Zara Wilder     2/6/2014 1:01:51 AM
I'm not sure what is meant by the word "accept," but my face-value answer is that Father accepts the relationship between Vincent and Catherine in the Pilot episode, where he is the first character in the story to state that Vincent loves Catherine. He is also the first character other than Catherine to affirm that Catherine cares for Vincent ("Nor Iron Bars a Cage"), and then that Catherine loves Vincent ("Song of Orpheus"). From the beginning, Father sympathizes with Vincent's difficult struggles to maintain a relationship with Catherine despite all odds...and Father is also completely honest about the dangers that Vincent must confront throughout those struggles. It's after "Song of Orpheus" (not even half way through Season One) that Father's understanding of the young lovers' relationship (and of Catherine herself) deepens enough that he can trust Catherine to bring more to Vincent's life than just the tremendous pain Vincent has endured during the previous eight episodes of Season One. After Margaret's death in "Song of Orpheus," during the later episode "Shades of Gray," Father states that he understands about Catherine and about Vincent's bond with her. By "Temptation," Father is fond of Catherine and admires the lovers' relationship. By "A Happy Life," Father is standing watch and praying for both Catherine and his son so that there can be someone there watching over the lovers on both sides of the river (Father's metaphor, by the way). In Season Two, he treats Catherine like a daughter-in-law. I think *Father's* relationship with Catherine (like any relationship) takes time to grow from doubt and suspicion toward trust and affection, but he accepts Vincent's and Catherine's relationship from the moment Vincent tells him they are still connected to each other, in the middle of "Once Upon a Time in the City of New York."

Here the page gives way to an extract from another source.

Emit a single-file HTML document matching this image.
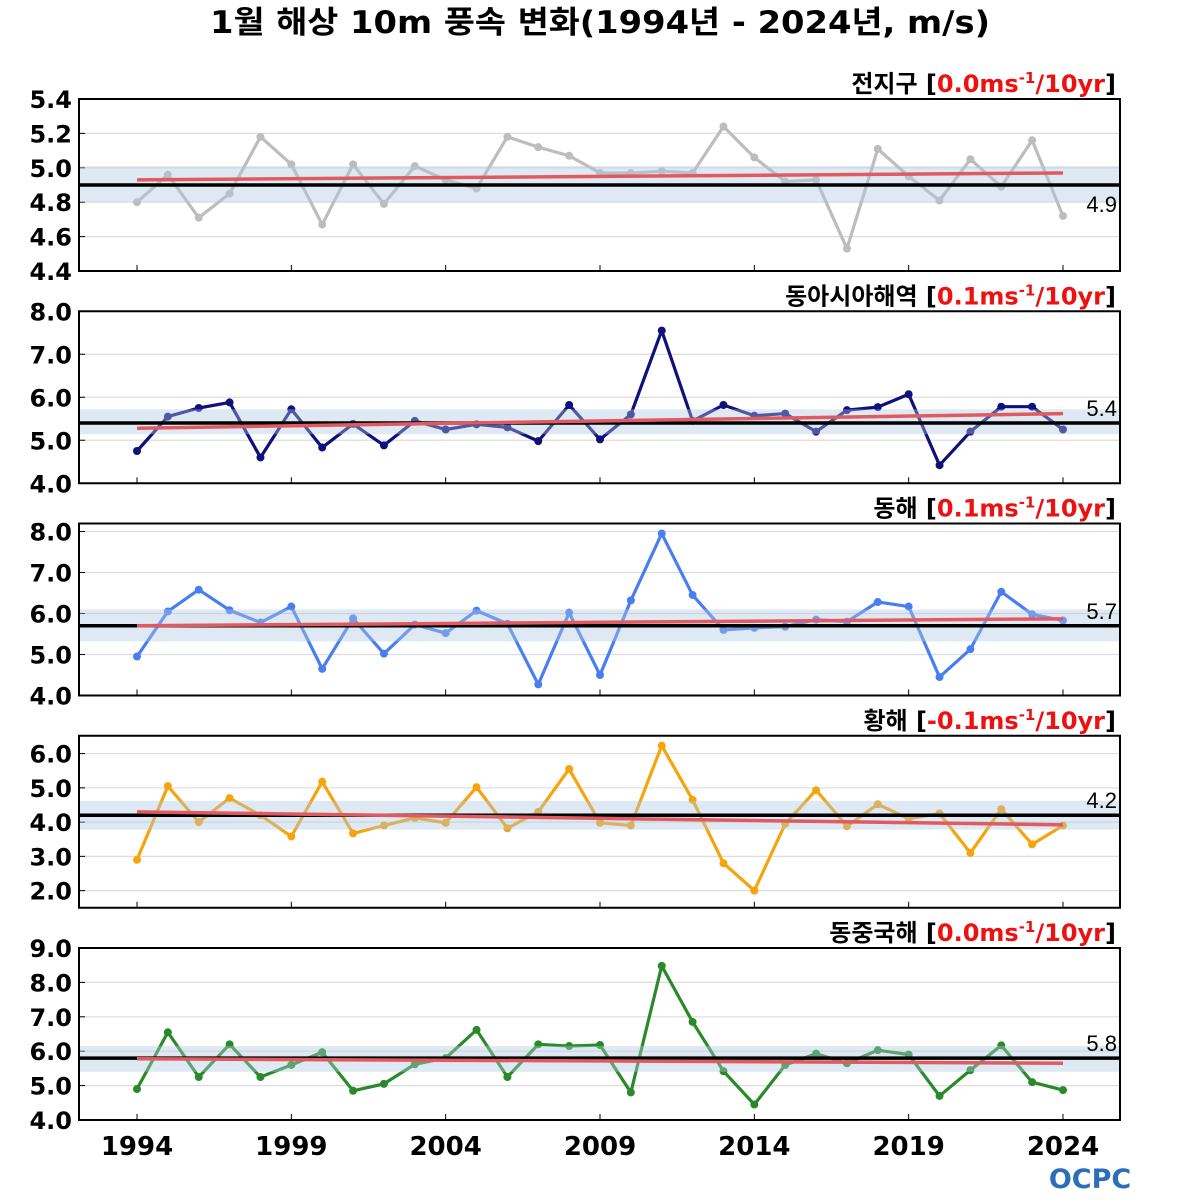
<!DOCTYPE html>
<html><head><meta charset="utf-8"><style>
html,body{margin:0;padding:0;background:#fff}
svg{display:block}
text{font-family:"DejaVu Sans","Noto Sans CJK KR",sans-serif}
</style></head><body>
<svg id="chart" width="1200" height="1200" viewBox="0 0 1200 1200" xmlns="http://www.w3.org/2000/svg">
<text x="600" y="33" text-anchor="middle" font-size="31" font-weight="bold" textLength="780" lengthAdjust="spacingAndGlyphs">1월 해상 10m 풍속 변화(1994년 - 2024년, m/s)</text>
<g id="panels"></g>
<text x="1090" y="1188" text-anchor="middle" font-size="27" font-weight="bold" fill="#2a6fb8">OCPC</text>
</svg>
<script>
const years = [];
for (let y = 1994; y <= 2024; y++) years.push(y);
const xTickLabels = [1994, 1999, 2004, 2009, 2014, 2019, 2024];
const names = ["전지구", "동아시아해역", "동해", "황해", "동중국해"];
const trendLabels = ["0.0", "0.1", "0.1", "-0.1", "0.0"];
const globalVals = [4.80,4.96,4.71,4.85,5.18,5.02,4.67,5.02,4.79,5.01,4.93,4.88,5.18,5.12,5.07,4.97,4.97,4.98,4.97,5.24,5.06,4.92,4.93,4.53,5.11,4.95,4.81,5.05,4.89,5.16,4.72];
const eastAsiaVals = [4.75,5.55,5.75,5.88,4.6,5.72,4.83,5.38,4.88,5.45,5.25,5.37,5.3,4.98,5.82,5.02,5.6,7.55,5.45,5.82,5.57,5.62,5.2,5.7,5.77,6.07,4.42,5.2,5.78,5.78,5.25];
const eastSeaVals = [4.95,6.05,6.58,6.08,5.78,6.17,4.65,5.88,5.02,5.73,5.52,6.07,5.75,4.27,6.02,4.5,6.32,7.95,6.45,5.6,5.65,5.68,5.85,5.8,6.28,6.17,4.45,5.13,6.53,5.98,5.83];
const yellowSeaVals = [2.9,5.05,4.0,4.7,4.2,3.58,5.18,3.67,3.9,4.12,3.98,5.02,3.82,4.3,5.55,3.98,3.9,6.23,4.65,2.8,2.0,3.95,4.93,3.88,4.52,4.1,4.25,3.1,4.38,3.35,3.9];
const ecsVals = [4.9,6.55,5.25,6.2,5.25,5.6,5.97,4.85,5.05,5.62,5.8,6.62,5.25,6.2,6.15,6.18,4.8,8.48,6.85,5.42,4.45,5.6,5.93,5.65,6.03,5.9,4.7,5.45,6.17,5.1,4.87];
const seriesVals = [globalVals, eastAsiaVals, eastSeaVals, yellowSeaVals, ecsVals];
const means = [4.9, 5.4, 5.7, 4.2, 5.8];
const bandLo = [4.8, 5.14, 5.32, 3.78, 5.4];
const bandHi = [5.01, 5.72, 6.1, 4.62, 6.15];
const trendStart = [4.93, 5.28, 5.7, 4.3, 5.78];
const trendEnd = [4.97, 5.62, 5.87, 3.92, 5.65];
const yTicks = [[4.4,4.6,4.8,5.0,5.2,5.4],[4,5,6,7,8],[4,5,6,7,8],[2,3,4,5,6],[4,5,6,7,8,9]];
const yMin = [4.4, 4.0, 4.0, 1.5, 4.0];
const yMax = [5.4, 8.0, 8.195, 6.52, 9.0];
const colors = ["#bdbdbd", "#10107a", "#4a7ef0", "#f5a40c", "#2a8a2a"];

const NS = "http://www.w3.org/2000/svg";
const g = document.getElementById("panels");
const L = 79, R = 1120;
const xOf = yr => 137 + (yr - 1994) * (1063 - 137) / 30;
function mk(tag, attrs, parent) {
  const e = document.createElementNS(NS, tag);
  for (const k in attrs) e.setAttribute(k, attrs[k]);
  (parent || g).appendChild(e);
  return e;
}
for (let p = 0; p < 5; p++) {
  const top = 99 + p * 212.25, bot = top + 172;
  const yOf = v => bot - (v - yMin[p]) / (yMax[p] - yMin[p]) * (bot - top);
  const pg = mk("g", {});
  
  
  yTicks[p].forEach(v => {
    const ln = mk("line", {x1: L, x2: R, y1: yOf(v), y2: yOf(v), stroke: "#dddddd", "stroke-width": 1.2}, pg);
    
    
    const tk = mk("line", {x1: L, x2: L + 6, y1: yOf(v), y2: yOf(v), stroke: "#000", "stroke-width": 1}, pg);
    
    
    const t = mk("text", {x: 72, y: yOf(v) + 9, "text-anchor": "end", "font-size": 24, "font-weight": "bold"}, pg);
    
    
    t.textContent = v.toFixed(1);
  });
  xTickLabels.forEach(yr => {
    const tk = mk("line", {x1: xOf(yr), x2: xOf(yr), y1: bot, y2: bot - 6, stroke: "#000", "stroke-width": 1}, pg);
    
    
  });
  const vals = seriesVals[p];
  const pts = vals.map((v, i) => xOf(years[i]) + "," + yOf(v)).join(" ");
  const pl = mk("polyline", {points: pts, fill: "none", stroke: colors[p], "stroke-width": 3.2, "stroke-linejoin": "round"}, pg);
  
  
  vals.forEach((v, i) => {
    const c = mk("circle", {cx: xOf(years[i]), cy: yOf(v), r: 4, fill: colors[p]}, pg);
    
    
  });
  const b = mk("rect", {x: L, y: yOf(bandHi[p]), width: R - L, height: yOf(bandLo[p]) - yOf(bandHi[p]), fill: "rgba(176,200,225,0.4)"}, pg);
  
  
  const m = mk("line", {x1: L, x2: R, y1: yOf(means[p]), y2: yOf(means[p]), stroke: "#000", "stroke-width": 3.5}, pg);
  
  
  const ml = mk("text", {x: 1117, y: p === 0 ? yOf(means[p]) + 27 : yOf(means[p]) - 7, "text-anchor": "end", "font-size": 22, style: "font-family:'Liberation Sans',sans-serif"}, pg);
  
  
  ml.textContent = means[p].toFixed(1);
  const tr = mk("line", {x1: xOf(1994), x2: xOf(2024), y1: yOf(trendStart[p]), y2: yOf(trendEnd[p]), stroke: "#e05a5f", "stroke-width": 3.5}, pg);
  
  
  const fr = mk("rect", {x: L, y: top, width: R - L, height: bot - top, fill: "none", stroke: "#000", "stroke-width": 2}, pg);
  
  
  const tt = mk("text", {x: 1116, y: top - 7, "text-anchor": "end", "font-size": 24, "font-weight": "bold"}, pg);
  
  
  const s1 = mk("tspan", {}, tt); s1.textContent = names[p] + " [";
  const s2 = mk("tspan", {fill: "#ee1111"}, tt); s2.textContent = trendLabels[p] + "ms";
  const s3 = mk("tspan", {fill: "#ee1111", "font-size": 15, dy: -9}, tt); s3.textContent = "-1";
  const s4 = mk("tspan", {fill: "#ee1111", dy: 9}, tt); s4.textContent = "/10yr";
  const s5 = mk("tspan", {}, tt); s5.textContent = "]";
}
xTickLabels.forEach(yr => {
  const t = mk("text", {x: xOf(yr), y: 1155, "text-anchor": "middle", "font-size": 26, "font-weight": "bold"});
  
  
  t.textContent = yr;
});
</script>
</body></html>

Walkingmiracle     2/6/2014 12:33:17 AM
I think Father accepts them slowly and in little baby steps. You see a step begin in Nor Iron Bars A Cage, when Catherine saves his life, but he still thinks they will both wind up hurt like he says in Song of Orpheus. Another step comes in Shades of Grey when she saves both Father and Vincent's lives with no regard for her own safety. In Dead of Winter he calls her part of the family so there's another step. This is also her relationship with the entire community that he's accepting, which we see more of om The Outsiders. I think the final step is seen in the 3 episode arc at the end of season 2. It would have continued had she lived. (Don't get angry, I know this is the Classic question, so I won't say anymore.)